Far From Xanadu was a book I borrowed from a friend, and not one I knew much about. It features a transgender protagonist, particular a female-to-male transformation, and it’s a great story for the most part.

Mike is a great protagonist. His voice is natural, he’s methodical, and the emotions he feels are very genuine. However, he ends up falling for a straight girl whom he is convinced is perfect in every way. When the novel wasn’t about pining for Xanadu it was perfect. 

Mike lost his father, he has a broken relationship with his mother and brother, and he is attempting to accept the reality that he may be gay. These aspects of the story were so raw, so powerful, and the connection is quite deep. Mike is a jack of all trades, but with no way to progress in life due to a lack of funds and no actual support systems in his life. He gets scolded for a waste of talent, yet won’t accept people’s charity either. There was a lot I loved about Mike’s character that the narrative mostly worked for me.

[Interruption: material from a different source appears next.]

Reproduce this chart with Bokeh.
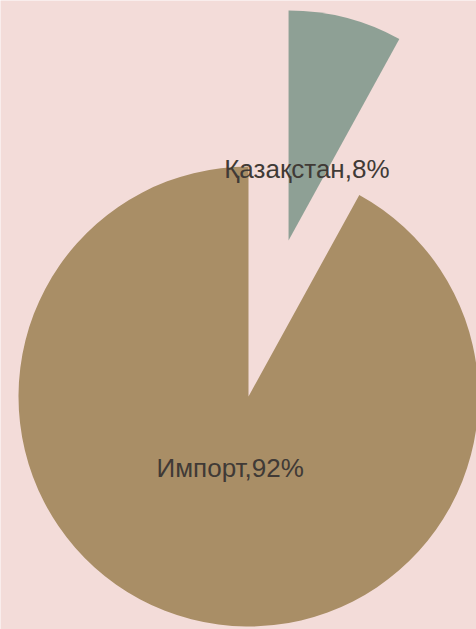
import math
from bokeh.plotting import figure
from bokeh.models import Range1d, ColumnDataSource
from bokeh.core.properties import value
from bokeh.embed import file_html
from bokeh.resources import INLINE

# data
categories = ["Қазақстан", "Импорт"]
shares = [8, 92]
colors = ["#8ea095", "#a98e66"]
explode = [161, 0]

W, H = 476, 629
cx, cy, R = 248, 233, 230

p = figure(width=W, height=H, x_range=Range1d(0, W), y_range=Range1d(0, H),
           output_backend="svg", toolbar_location=None, min_border=0)
p.axis.visible = False
p.grid.visible = False
p.outline_line_color = None
p.background_fill_color = "#f3dcd9"
p.border_fill_color = "#f3dcd9"

total = sum(shares)
xs, ys, sa, ea, lx, ly, labels = [], [], [], [], [], [], []
cum = 0
for cat, v, ex in zip(categories, shares, explode):
    a_start = math.radians(90 - cum / total * 360)
    cum += v
    a_end = math.radians(90 - cum / total * 360)
    mid = (a_start + a_end) / 2
    x0 = cx + ex * math.cos(mid)
    y0 = cy + ex * math.sin(mid)
    xs.append(x0); ys.append(y0)
    sa.append(a_end); ea.append(a_start)
    lx.append(x0 + 0.32 * R * math.cos(mid))
    ly.append(y0 + 0.32 * R * math.sin(mid))
    labels.append(f"{cat},{v}%")

src = ColumnDataSource(dict(x=xs, y=ys, start=sa, end=ea, color=colors))
p.wedge(x="x", y="y", radius=R, start_angle="start", end_angle="end",
        fill_color="color", line_color=None, source=src)

lsrc = ColumnDataSource(dict(x=lx, y=ly, text=labels))
p.text(x="x", y="y", text="text", source=lsrc, text_align="center",
       text_baseline="middle", text_font=value("Liberation Sans"),
       text_font_size="26px", text_color="#403a36")

open("out.html", "w").write(file_html(p, INLINE))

Mike’s love interest Xanadu however? She’s a piece of work. I’m not sure if Peter’s intentionally wrote her to be horrific, but often she came across a user, an exhibitionist and for the life of me I couldn’t figure out what Mike saw in her. Mike’s best friend, Jamie, constantly calls her out on her crap behaviour and yet Mike can’t see past it. While the novel ended exactly as I thought it would, it really broke my heat how used Mike was throughout the story. Xanadu never felt genuine, she was suppose to be exotic, but even that didn’t quite work for me. She just seemed as though Mike had to fix every single one of her problems, and like a puppet on a string, Mike obeyed. I’m sure this seems realistic for most, but Xanadu rubbed me the wrong way throughout the entirety of the story.

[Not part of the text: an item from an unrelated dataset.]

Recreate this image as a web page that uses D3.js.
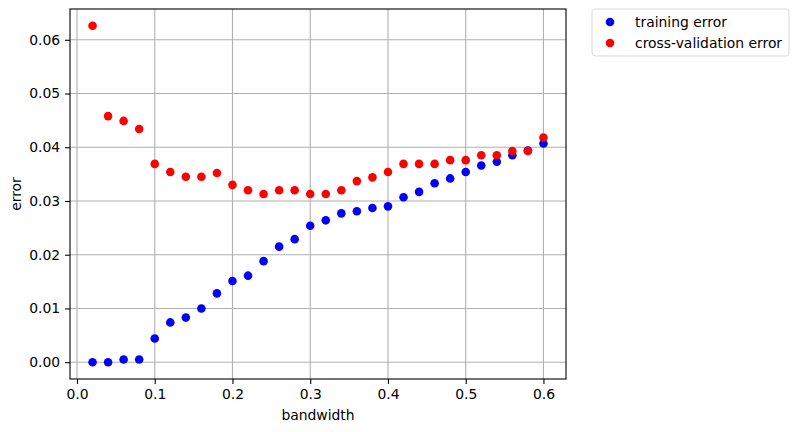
<!DOCTYPE html>
<html>
<head>
<meta charset="utf-8">
<script src="https://cdn.jsdelivr.net/npm/d3@7"></script>
<style>
  body { margin: 0; background: #fff; }
  text { font-family: "DejaVu Sans", sans-serif; }
</style>
</head>
<body>
<div id="chart"></div>
<script>
// bandwidth values (x) and the two error series
const bandwidth = [0.02, 0.04, 0.06, 0.08, 0.10, 0.12, 0.14, 0.16, 0.18, 0.20,
  0.22, 0.24, 0.26, 0.28, 0.30, 0.32, 0.34, 0.36, 0.38, 0.40,
  0.42, 0.44, 0.46, 0.48, 0.50, 0.52, 0.54, 0.56, 0.58, 0.60];
const trainingError = [0.0000, 0.0000, 0.0005, 0.0005, 0.0044, 0.0074, 0.0083, 0.0100, 0.0128, 0.0151,
  0.0161, 0.0188, 0.0215, 0.0229, 0.0254, 0.0264, 0.0277, 0.0281, 0.0287, 0.0290,
  0.0307, 0.0317, 0.0333, 0.0342, 0.0354, 0.0366, 0.0373, 0.0385, 0.0394, 0.0407];
const cvError = [0.0626, 0.0458, 0.0449, 0.0434, 0.0369, 0.0354, 0.0345, 0.0345, 0.0352, 0.0330,
  0.0320, 0.0313, 0.0320, 0.0320, 0.0313, 0.0313, 0.0320, 0.0337, 0.0344, 0.0354,
  0.0369, 0.0369, 0.0369, 0.0376, 0.0376, 0.0385, 0.0385, 0.0393, 0.0393, 0.0418];
const xTicks = [0.0, 0.1, 0.2, 0.3, 0.4, 0.5, 0.6];
const yTicks = [0.00, 0.01, 0.02, 0.03, 0.04, 0.05, 0.06];
const seriesNames = ["training error", "cross-validation error"];
const seriesColors = ["#0000ff", "#ff0000"];

var W = 799, H = 432;
var margin = { top: 9, right: 233, bottom: 53, left: 70 },
  width = W - margin.left - margin.right,
  height = H - margin.top - margin.bottom;

var svg = d3.select("#chart")
  .append("svg")
  .attr("width", W)
  .attr("height", H);

var g = svg.append("g")
  .attr("transform", "translate(" + margin.left + "," + margin.top + ")");

// matplotlib-style 5% margins around the data
var xMin = d3.min(bandwidth), xMax = d3.max(bandwidth);
var xPad = (xMax - xMin) * 0.05;
var x = d3.scaleLinear().domain([xMin - xPad, xMax + xPad]).range([0, width]);

var yMin = d3.min(trainingError.concat(cvError)), yMax = d3.max(trainingError.concat(cvError));
var yPad = (yMax - yMin) * 0.05;
var y = d3.scaleLinear().domain([yMin - yPad, yMax + yPad]).range([height, 0]);

// grid
g.append("g")
  .selectAll("line.gx")
  .data(xTicks)
  .join("line")
  .attr("x1", d => x(d)).attr("x2", d => x(d))
  .attr("y1", 0).attr("y2", height)
  .attr("stroke", "#b0b0b0").attr("stroke-width", 1.1);
g.append("g")
  .selectAll("line.gy")
  .data(yTicks)
  .join("line")
  .attr("x1", 0).attr("x2", width)
  .attr("y1", d => y(d)).attr("y2", d => y(d))
  .attr("stroke", "#b0b0b0").attr("stroke-width", 1.1);

// axes
var xAxis = g.append("g")
  .attr("transform", "translate(0," + height + ")")
  .call(d3.axisBottom(x).tickValues(xTicks).tickFormat(d3.format(".1f")).tickSize(4.9).tickPadding(4.9));
var yAxis = g.append("g")
  .call(d3.axisLeft(y).tickValues(yTicks).tickFormat(d3.format(".2f")).tickSize(4.9).tickPadding(4.9));

[xAxis, yAxis].forEach(a => {
  a.select(".domain").remove();
  a.selectAll(".tick line").attr("stroke", "#000").attr("stroke-width", 1.1);
  a.selectAll(".tick text").attr("font-size", "13.9px").attr("fill", "#000")
    .style("font-family", "'DejaVu Sans', sans-serif");
});

// frame
g.append("rect")
  .attr("x", 0).attr("y", 0)
  .attr("width", width).attr("height", height)
  .attr("fill", "none").attr("stroke", "#000").attr("stroke-width", 1.1);

// points
var series = [trainingError, cvError];
series.forEach((vals, i) => {
  g.append("g")
    .selectAll("circle")
    .data(vals)
    .join("circle")
    .attr("cx", (d, j) => x(bandwidth[j]))
    .attr("cy", d => y(d))
    .attr("r", 4.3)
    .attr("fill", seriesColors[i]);
});

// axis labels
svg.append("text")
  .attr("x", margin.left + width / 2)
  .attr("y", H - 12)
  .attr("text-anchor", "middle")
  .attr("font-size", "13.9px")
  .text("bandwidth");
svg.append("text")
  .attr("transform", "translate(21," + (margin.top + height / 2) + ") rotate(-90)")
  .attr("text-anchor", "middle")
  .attr("font-size", "13.9px")
  .text("error");

// legend outside the axes
var legend = svg.append("g").attr("transform", "translate(592,9)");
legend.append("rect")
  .attr("x", 0).attr("y", 0)
  .attr("width", 197).attr("height", 47)
  .attr("rx", 3)
  .attr("fill", "#fff").attr("stroke", "#d9d9d9").attr("stroke-width", 1);
seriesNames.forEach((name, i) => {
  var row = legend.append("g").attr("transform", "translate(0," + (13 + i * 21) + ")");
  row.append("circle").attr("cx", 18).attr("cy", 0).attr("r", 4.3).attr("fill", seriesColors[i]);
  row.append("text")
    .attr("x", 43).attr("y", 5)
    .attr("font-size", "13.9px")
    .text(name);
});
</script>
</body>
</html>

The novel was at its best when it was about Mike coming to terms with his identity and his family’s problems. When he was pining for Xanadu, the story just didn’t work for me because I couldn’t connect to the actual romance Peters was trying to put forth. I think Peters is a great writer and I’m looking forward to checking out Luna, but Far From Xanadu, though it does have amazing and thoughtful moments is far from greatness.